Friday, June 02, 2006

Into the Mush-Pot

Rather than try to cram all the recent goings-on into some kind of cohesive narrative structure, I'm just going to throw them out there in no particular order.

After 9 years of fruitless paranoia, John and I were finally walked in on. Fortunately, Hannah's head was full of the incipient celebration of herself (i.e., her birthday party), so I don't think she caught on. But nothing kills a mood like feeling something thump down onto your pillow, only to find out it is your child and not your cat.

Speaking of Hannah’s bday, John and I went to Toys R Us the Friday before and bought everything for it in one go—gifts, party bags, candy, balloons. And toilet paper. John could not resist the lure of the winter-scented Charmin that for some reason was piled high in the center of TRU, and on sale, to boot. *One-tenth* of our birthday-shopping bill was toilet paper. He’s obsessed, I tell you.

I think that German weather is blighting my soul. It has certainly taken a toll on the plants on our balcony. An arctic front came through recently, so the temps for the last week have been firmly in the 50s. Today we broke 65F for the first time in ages. And last night we saw on the news that there was an overnight frost warning for Southern Germany. On June 1. Some foolish sorts have already put out geraniums. Hope springs eternal, eh? We're not bothering this year; we've pretty much given up on summer here.

What is with the connection between rodents and weather forecasting? In the States we have Groundhog Day: if the groundhog sees his shadowed, 6 more weeks of winter. In Germany, they have Dormouse Day: if it is raining on that day (June 27), bad weather for the rest of the summer.

I look in the shop windows, and they are full of sandals and sun dresses, and I wonder where the coats are. These shops are probably taking a beating right now (I got out my winter coat a couple of days ago), although you will still see teen-aged lemmings flocking to them. I don't know when they'll have the chance to wear skimpy tees, etc.; maybe when they go on vacation to Spain or Italy.

The thing I like about the shop windows is the mannequins. Most of them are your typical zombie super-model types. Some have wigs; others are bald; yet others come with their heads molded to look like hair. Some shops use dress-maker style mannequins (no heads or arms). One disturbing place has mannequins with their heads cut off *at the nose*. Why? Most of them are anatomically correct: the female ones have cleavage and nipples, and I saw a male one with nipples today. Equality among the mannequin-sexes! But my favorite is the trashy clothes shop with female mannequins sporting quite a busty, nipply style, but their hands are *flippers*. Whoever made them couldn't be bothered with making individual fingers after perfectly sculpting their chests.

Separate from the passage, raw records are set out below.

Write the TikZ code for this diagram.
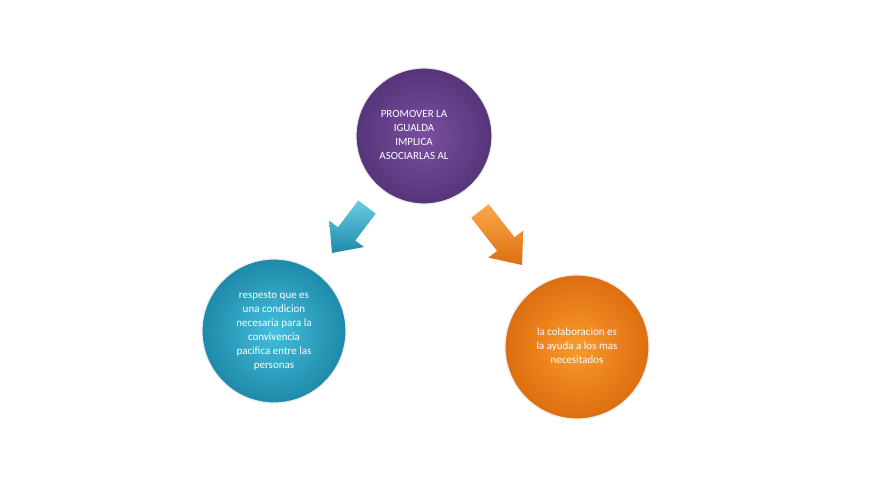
\documentclass[tikz,border=0pt]{standalone}
\usepackage{fontspec}
\setmainfont{Carlito}
\begin{document}
\begin{tikzpicture}[x=1pt,y=-1pt,
  ball/.style={circle,minimum size=#1,draw=white!85!gray,line width=1.2pt,align=center,text=white,font=\fontsize{11}{14}\selectfont},
  ball/.default=144pt]
\useasboundingbox (0,0) rectangle (874,501);
\fill[white] (0,0) rectangle (874,501);
\definecolor{pur}{HTML}{7B4FA0}\definecolor{purd}{HTML}{55357A}
\definecolor{tea}{HTML}{45BEDB}\definecolor{tead}{HTML}{1E8AAA}
\definecolor{ora}{HTML}{FA9A2A}\definecolor{orad}{HTML}{DD6E10}
\node[ball=136pt,inner color=pur,outer color=purd] (top) at (424,136) {};
\node[ball,inner color=tea,outer color=tead] (left) at (274,331) {};
\node[ball,inner color=ora,outer color=orad] (right) at (577,347) {};
\node[text=white,align=center,font=\fontsize{11}{14}\selectfont] (tt) at (414,135) {PROMOVER\ LA\\IGUALDA\\IMPLICA\\ASOCIARLAS\ AL};
\node[text=white,align=center,font=\fontsize{11}{14}\selectfont] (lt) at (274,331) {respesto que es\\una condicion\\necesaria para la\\convivencia\\pacifica entre las\\personas};
\node[text=white,align=center,font=\fontsize{11}{14}\selectfont] (rt) at (577,346) {la colaboracion es\\la ayuda a los mas\\necesitados};
\shade[top color=tea!80!white,bottom color=tead] (375.7,213.6) -- (358.3,200.4) -- (337.9,227.3) -- (329.2,220.7) -- (332,253) -- (364,247) -- (355.3,240.5) -- cycle;
\shade[top color=ora!85!white,bottom color=orad] (488.7,204.2) -- (471.3,217.8) -- (497.1,250.9) -- (488.4,257.6) -- (522,265) -- (523.2,230.6) -- (514.5,237.3) -- cycle;
\end{tikzpicture}
\end{document}
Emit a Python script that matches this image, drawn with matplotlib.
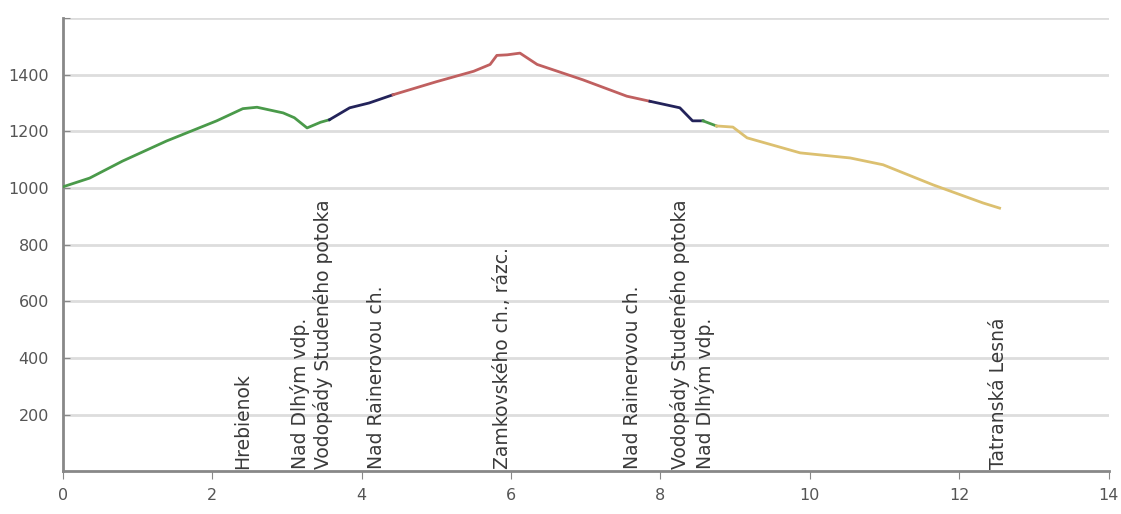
import matplotlib
matplotlib.use('Agg')
import matplotlib.pyplot as plt

# úseky profilu trasy (km, m n. m.)
green1_x = [0.0, 0.36, 0.8, 1.39, 2.06, 2.41, 2.6, 2.95, 3.1, 3.27, 3.45, 3.57]
green1_y = [1004, 1035, 1095, 1166, 1237, 1280, 1285, 1265, 1248, 1212, 1232, 1241]
blue1_x = [3.57, 3.84, 4.1, 4.42]
blue1_y = [1241, 1283, 1300, 1329]
red_x = [4.42, 5.0, 5.5, 5.72, 5.81, 5.95, 6.12, 6.35, 6.96, 7.55, 7.86]
red_y = [1329, 1375, 1412, 1436, 1468, 1470, 1476, 1436, 1382, 1324, 1306]
blue2_x = [7.86, 8.26, 8.43, 8.57]
blue2_y = [1306, 1283, 1237, 1237]
green2_x = [8.57, 8.75]
green2_y = [1237, 1219]
yellow_x = [8.75, 8.97, 9.16, 9.87, 10.54, 10.98, 11.65, 12.32, 12.54]
yellow_y = [1219, 1215, 1177, 1124, 1106, 1082, 1011, 947, 929]

segments = [
    (green1_x, green1_y, '#4a9a4a'),
    (blue1_x, blue1_y, '#23235a'),
    (red_x, red_y, '#c06060'),
    (blue2_x, blue2_y, '#23235a'),
    (green2_x, green2_y, '#4a9a4a'),
    (yellow_x, yellow_y, '#dcc070'),
]

# zastávky
stop_km = [2.41, 3.17, 3.48, 4.2, 5.89, 7.63, 8.26, 8.6, 12.52]
stop_names = ['Hrebienok', 'Nad Dlhým vdp.', 'Vodopády Studeného potoka',
              'Nad Rainerovou ch.', 'Zamkovského ch., rázc.', 'Nad Rainerovou ch.',
              'Vodopády Studeného potoka', 'Nad Dlhým vdp.', 'Tatranská Lesná']

y_ticks = [200, 400, 600, 800, 1000, 1200, 1400, 1600]
y_labels = ['200', '400', '600', '800', '1000', '1200', '1400', '']
x_ticks = [0, 2, 4, 6, 8, 10, 12, 14]

fig = plt.figure(figsize=(11.21, 5.14), dpi=100)
ax = fig.add_axes([0.056, 0.083, 0.933, 0.882])

for xs, ys, c in segments:
    ax.plot(xs, ys, color=c, linewidth=2, zorder=3)

for km, name in zip(stop_km, stop_names):
    ax.text(km, 10, name, rotation=90, ha='center', va='bottom',
            fontsize=13.5, color='#3a3a3a', zorder=4)

ax.set_xlim(0, 14)
ax.set_ylim(0, 1600)
ax.set_xticks(x_ticks)
ax.set_yticks(y_ticks)
ax.set_yticklabels(y_labels)
ax.yaxis.grid(True, color='#dddddd', linewidth=2)
ax.set_axisbelow(True)

for s in ['top', 'right']:
    ax.spines[s].set_visible(False)
for s in ['left', 'bottom']:
    ax.spines[s].set_color('#888888')
    ax.spines[s].set_linewidth(2)

ax.tick_params(axis='y', direction='in', length=5, color='#888888', labelsize=11.5,
               labelcolor='#555555', pad=10)
ax.tick_params(axis='x', direction='out', length=6, color='#888888', labelsize=11.5,
               labelcolor='#555555', pad=6)

fig.savefig('out.png', dpi=100)
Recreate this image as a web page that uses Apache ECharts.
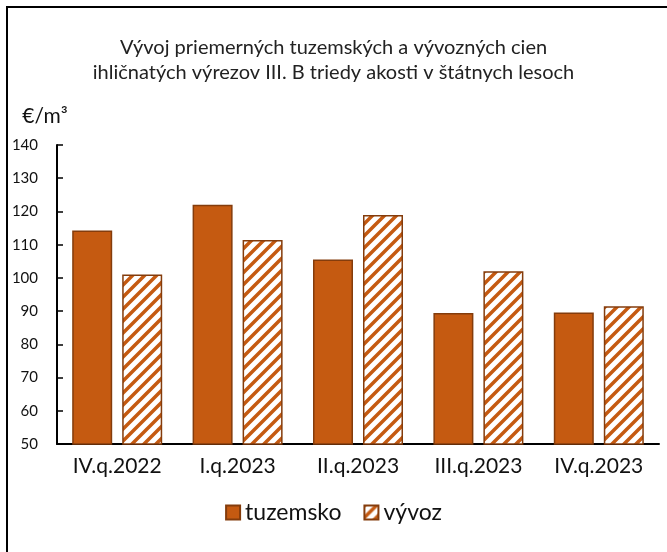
<!DOCTYPE html>
<html>
<head>
<meta charset="utf-8">
<script src="https://cdn.jsdelivr.net/npm/echarts@6/dist/echarts.min.js"></script>
<style>
    html, body { margin: 0; padding: 0; background: #fff; }
    #chart { width: 667px; height: 552px; }
</style>
</head>
<body>
<div id="chart"></div>
<script>
// údaje z grafu
var categories = ['IV.q.2022', 'I.q.2023', 'II.q.2023', 'III.q.2023', 'IV.q.2023'];
var tuzemsko = [114.3, 122.0, 105.5, 89.4, 89.6];
var vyvoz = [101.0, 111.4, 118.9, 102.0, 91.5];
var yMin = 50;
var yMax = 140;
var yStep = 10;

var FONT = 'Lato';
var ORANGE = '#C55A11';
var BORDER = '#843C0C';

// šrafovanie pre vývoz
function makeHatch() {
    var c = document.createElement('canvas');
    c.width = 12;
    c.height = 12;
    var ctx = c.getContext('2d');
    ctx.fillStyle = '#fff';
    ctx.fillRect(0, 0, 12, 12);
    ctx.strokeStyle = ORANGE;
    ctx.lineWidth = 3.5;
    ctx.beginPath();
    ctx.moveTo(-3, 15); ctx.lineTo(15, -3);
    ctx.moveTo(-3, 3); ctx.lineTo(3, -3);
    ctx.moveTo(9, 15); ctx.lineTo(15, 9);
    ctx.stroke();
    return c;
}

var chart = echarts.init(document.getElementById('chart'));
var option = {
    backgroundColor: '#fff',
    animation: false,
    textStyle: { fontFamily: FONT },
    title: {
        text: 'Vývoj priemerných tuzemských a vývozných cien\nihličnatých výrezov III. B triedy akosti v štátnych lesoch',
        left: 'center',
        top: 30,
        textStyle: { fontFamily: FONT, fontSize: 20, fontWeight: 'normal', color: '#222', lineHeight: 25 }
    },
    graphic: [{
        type: 'rect',
        shape: { x: 7, y: 7, width: 680, height: 560 },
        style: { fill: 'none', stroke: '#000', lineWidth: 2 },
        silent: true
    }],
    legend: {
        bottom: 23,
        left: 'center',
        icon: 'rect',
        itemWidth: 14,
        itemHeight: 14,
        itemGap: 22,
        textStyle: { fontFamily: FONT, fontSize: 23, color: '#111' },
        data: ['tuzemsko', 'vývoz']
    },
    grid: { left: 57, right: 8, top: 145, bottom: 108 },
    xAxis: {
        type: 'category',
        data: categories,
        axisLine: { lineStyle: { color: '#000', width: 2 } },
        axisTick: { inside: true, length: 6, lineStyle: { color: '#000', width: 1.5 } },
        axisLabel: { fontFamily: FONT, fontSize: 21, color: '#111', margin: 12 }
    },
    yAxis: {
        type: 'value',
        min: yMin,
        max: yMax,
        interval: yStep,
        name: '€/m³',
        nameLocation: 'end',
        nameGap: 29,
        nameTextStyle: { fontFamily: FONT, fontSize: 21, color: '#111', align: 'center', verticalAlign: 'middle', padding: [0, 24, 0, 0] },
        splitLine: { show: false },
        axisLine: { show: true, lineStyle: { color: '#000', width: 2 } },
        axisTick: { show: true, inside: true, length: 6, lineStyle: { color: '#000', width: 1.5 } },
        axisLabel: { fontFamily: FONT, fontSize: 15, color: '#111', margin: 19 }
    },
    series: [
        {
            name: 'tuzemsko',
            type: 'bar',
            data: tuzemsko,
            barWidth: 40,
            barGap: '25%',
            itemStyle: { color: ORANGE, borderColor: BORDER, borderWidth: 1.5 }
        },
        {
            name: 'vývoz',
            type: 'bar',
            data: vyvoz,
            barWidth: 40,
            itemStyle: {
                color: { image: makeHatch(), repeat: 'repeat' },
                borderColor: BORDER,
                borderWidth: 1.5
            }
        }
    ]
};
chart.setOption(option);
</script>
</body>
</html>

Speaking of trashy, I saw a chic wearing these high-heeled sneakers the other day. Once again, Why? Sneakers should not go click clack as you walk.

We saw a segment on our favorite Mr. Rogers-for-adults show where they compared hot-pants and mini-skirts. Scientifically, of course. John says we need to hear more about such important scientific research.

Speaking of clothing, I saw a guy in an excellent t-shirt on the bus. The guy himself totally had “mis-placed Austinite” written all over him: shaved head, long bushy goatee, cool black t-shirt. On the front: „Punk Rock Catering.“ On the back: a skull of the Hannah-esque variety wearing a chef hat over a crossed knife and ladle. And the caption: “ACAB—All Cooks Are Bastards.” Hee! Reminded me of a certain chili-cook I used to know in Austin, as a matter of fact.

At a bus stop, I was almost driven mad by the virtuoso whistler. He was whistling classical music for 15 minutes straight while we waited for the bus. In a sheltered area to get out of the rain. There was no escape!

The psychology of the bus is endlessly fascinating to me. There are two tall-ish seats at the very front of the bus, and they are highly coveted by the older types, especially the women. It is funny to watch them out-decrepit one another to show that they are more deserving of those spaces, but you can spot them hobbling a little faster and more nimbly when they are getting on the bus and notice those spots open. Fascinating!